News 15. 07. 2005

Theologin Keller: Die verlorene Chaostheorie der Schöpfung

Über die verlorene Chaostheorie der Schöpfung referierte die Theologin Catherine Keller bei der Ökumenischen Sommerakademie 2005 in Kremsmünster.

Keller ist Professorin für Konstruktive Theologie an den Theological and Graduate Schools der Drew University in New Jersey. Ihr Arbeitsbereich beschäftigt sich vor allem mit der Rekonstruktion biblischer christlicher Theologie.

Die Chaostheorie und die Bibel

Die Methodistin Keller verwies unter anderem auf die Schöpfungsgeschichte der Bibel. Diese enthalte ein Bild, das ein Schlüssel für die Komplexitätstheorie sei: Die Metapher der „Grenze des Chaos“ und eine dunkle Metapher aus Genesis 1.2 – vom „Antlitz der Tiefe“. Die dort geschilderte „wassererfüllte Tiefe“ sei das alte hebräische Symbol des Urchaos. Keller selbst habe die Chaostheorie in ihre theologischen Betrachtungen miteinbezogen. Das habe – gleich einer Linse – die theologischen Perspektiven zu einem Brennpunkt gebracht. Als Pionier auf dem Gebiet der Chaos- und Komplexitätstheorie nannte Keller den Biologen Stuart Kauffmann. Er habe sich in der Theoriebildung mit der kaum beachteten Grenze zwischen Biologie und Physik beschäftigt und festgestellt, dass wir unsere Existenz nicht so einfach ableiten können, weder von der Biologie, noch von der Physik.

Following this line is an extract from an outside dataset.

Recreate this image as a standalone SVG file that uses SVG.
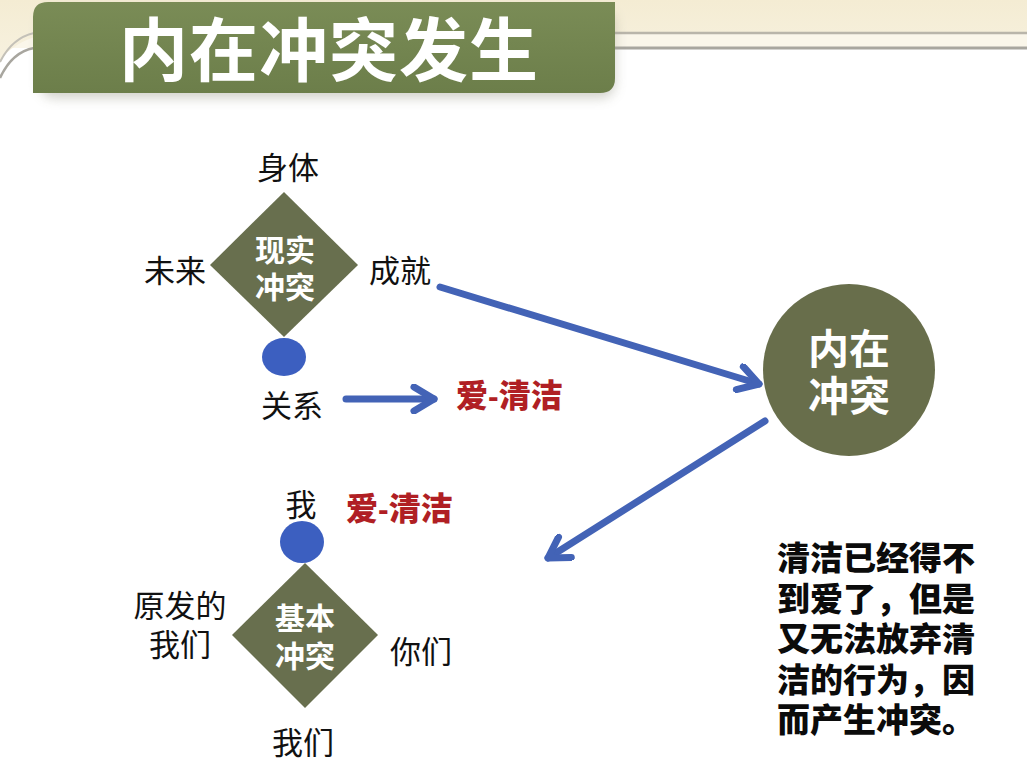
<svg xmlns="http://www.w3.org/2000/svg" width="1027" height="774" viewBox="0 0 1027 774">
<defs>
<style>
.lbl{font-family:"Liberation Sans","Noto Sans CJK SC",sans-serif;font-size:31px;fill:#111;text-anchor:middle;dominant-baseline:central}
.wb{font-family:"Liberation Sans","Noto Sans CJK SC",sans-serif;font-weight:bold;fill:#fff;text-anchor:middle;dominant-baseline:central}
.red{font-family:"Liberation Sans","Noto Sans CJK SC",sans-serif;font-weight:900;font-size:32px;fill:#B01F24;dominant-baseline:central}
.note{font-family:"Liberation Sans","Noto Sans CJK SC",sans-serif;font-weight:900;font-size:33px;fill:#0b0b0b;dominant-baseline:central}
.diam{fill:#686F4E}
.dot{fill:#3C5FC0}
.arr{stroke:#4363B6;stroke-width:7;fill:none;stroke-linecap:round}
</style>
<linearGradient id="cream" x1="0" y1="0" x2="0" y2="1">
<stop offset="0" stop-color="#F4ECD3"/>
<stop offset="1" stop-color="#F7F1DF"/>
</linearGradient>
<linearGradient id="ban" x1="0" y1="0" x2="0" y2="1">
<stop offset="0" stop-color="#7A8C56"/>
<stop offset="1" stop-color="#6C7E4A"/>
</linearGradient>
<filter id="sh" x="-10%" y="-20%" width="120%" height="160%">
<feGaussianBlur stdDeviation="6"/>
</filter>
<marker id="head" viewBox="0 0 30 30" refX="24" refY="15" markerWidth="30" markerHeight="30" markerUnits="userSpaceOnUse" orient="auto">
<path d="M4,3 L24,15 L4,27" fill="none" stroke="#4363B6" stroke-width="7" stroke-linecap="round" stroke-linejoin="round"/>
</marker>
</defs>
<rect width="1027" height="774" fill="#fff"/>
<g id="background">
<rect x="0" y="0" width="1027" height="33" fill="url(#cream)"/>
<rect x="0" y="33" width="1027" height="15" fill="#FAF6EA"/>
<path d="M0,0 H1027 V33 H60 Q20,35 0,60 Z" fill="url(#cream)"/>
<line x1="600" y1="33" x2="1027" y2="33" stroke="#B9B5AA" stroke-width="2.5"/>
<line x1="600" y1="48" x2="1027" y2="48" stroke="#A8A69F" stroke-width="3"/>
<path d="M34,33 Q12,38 0,62" fill="none" stroke="#C4C1B8" stroke-width="2"/>
<path d="M34,48 Q12,52 0,78" fill="none" stroke="#A8A69F" stroke-width="2.5"/>
</g>
<g id="title">
<rect x="40" y="10" width="575" height="88" rx="14" fill="#9a9a8a" opacity="0.45" filter="url(#sh)"/>
<path d="M48,2 H615 V78 Q615,93 600,93 H33 V17 Q33,2 48,2 Z" fill="url(#ban)"/>
<text x="329" y="52" class="wb" style="font-size:69px;letter-spacing:1px">内在冲突发生</text>
</g>
<g id="connectors">
<line x1="440" y1="287" x2="759" y2="384" class="arr" marker-end="url(#head)"/>
<line x1="765" y1="421" x2="548" y2="558" class="arr" marker-end="url(#head)"/>
<line x1="346" y1="399" x2="434" y2="399" class="arr" marker-end="url(#head)"/>
</g>
<g id="reality">
<polygon points="284,192 358,265 284,337 210,265" class="diam"/>
<text class="wb" style="font-size:30px"><tspan x="285" y="250">现实</tspan><tspan x="285" y="287">冲突</tspan></text>
</g>
<g id="reality-labels">
<text x="288" y="168" class="lbl">身体</text>
<text x="175" y="271" class="lbl">未来</text>
<text x="400" y="271" class="lbl">成就</text>
<ellipse cx="284" cy="357" rx="22" ry="19" class="dot"/>
<text x="292" y="406" class="lbl">关系</text>
<text x="456" y="396" class="red">爱-清洁</text>
</g>
<g id="inner">
<circle cx="849" cy="370" r="86" fill="#686E4B"/>
<text class="wb" style="font-size:41px"><tspan x="849" y="350">内在</tspan><tspan x="849" y="397">冲突</tspan></text>
</g>
<g id="basic">
<polygon points="305,563 378,635 305,708 232,635" class="diam"/>
<text class="wb" style="font-size:30px"><tspan x="305" y="618">基本</tspan><tspan x="305" y="656">冲突</tspan></text>
</g>
<g id="basic-labels">
<text x="301" y="505" class="lbl">我</text>
<text x="346" y="509" class="red">爱-清洁</text>
<ellipse cx="302" cy="542" rx="22" ry="21" class="dot"/>
<text class="lbl"><tspan x="180" y="606">原发的</tspan><tspan x="180" y="645">我们</tspan></text>
<text x="421" y="652" class="lbl">你们</text>
<text x="303" y="743" class="lbl">我们</text>
</g>
<g id="note">
<text class="note"><tspan x="777" y="558">清洁已经得不</tspan><tspan x="777" y="599">到爱了，但是</tspan><tspan x="777" y="639">又无法放弃清</tspan><tspan x="777" y="680">洁的行为，因</tspan><tspan x="777" y="720">而产生冲突。</tspan></text>
</g>
</svg>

Keine Schöpfung aus dem Nichts

„Man kann aber Geschichten erzählen und Metaphern finden“, sagte Keller und zitierte Kauffmann: „Das Universum in seinem beharrlichen Werden ist reicher als all unsere Träume.“ Kauffmann habe darauf bestanden, dass „zwei Tatsachen wahr sind“: 1. Seit dem Urknall ist unser Universum enorm komplex geworden. 2. Wir haben keine Theorie, warum das Universum komplex geworden ist. Der kleinste gemeinsame Nenner der Bibelexegeten sei, dass es keine Schöpfung aus dem Nichts gibt, wenn man dem biblischen Text folgt. Das Erste ist laut Keller das Tohuwabohu, der chaotische Anfang der Urwasser, aus dem die Ordnung der Schöpfung entstehe. Keller schlägt vor: „Schöpfung aus der Tiefe (hebräisch Tehom), statt Schöpfung aus dem Nichts.“

Geist und Chaos

Die göttliche Schöpfungstätigkeit als Ruf könne nicht als einseitige Macht verstanden werden. Es gehe um einen kosmischen Kunstvorgang, voller Wechselbeziehungen und Überraschungen. Das ergebe das biblische Bild der göttlichen Ruach, der göttlichen Geistin, die über der Tiefe der Urwasser (Tehom) schwebt. Diese Gottheit arbeite nicht mit Kontrolle sondern mit den Möglichkeiten einer Verlockung. Keller: „Es geht nicht um kausale Verursachung, sondern um wechselseitige Abhängigkeit.“ Eine kreativere Sicht aufs Chaos könne auch hilfreich sein in den vielfältigen Formen von Chaos, die uns in unseren intimsten Beziehungen, aber auch in den sozialen und ökologischen Bereichen und den tiefsten spirituellen Ebenen unseres Lebens immer wieder überfallen würden. „Es ist eine Einladung, im Geist und der Gnade Gottes mitschöpferisch zu leben in unserem Leib, in unseren Gemeinschaften und Welten“, sagte Keller.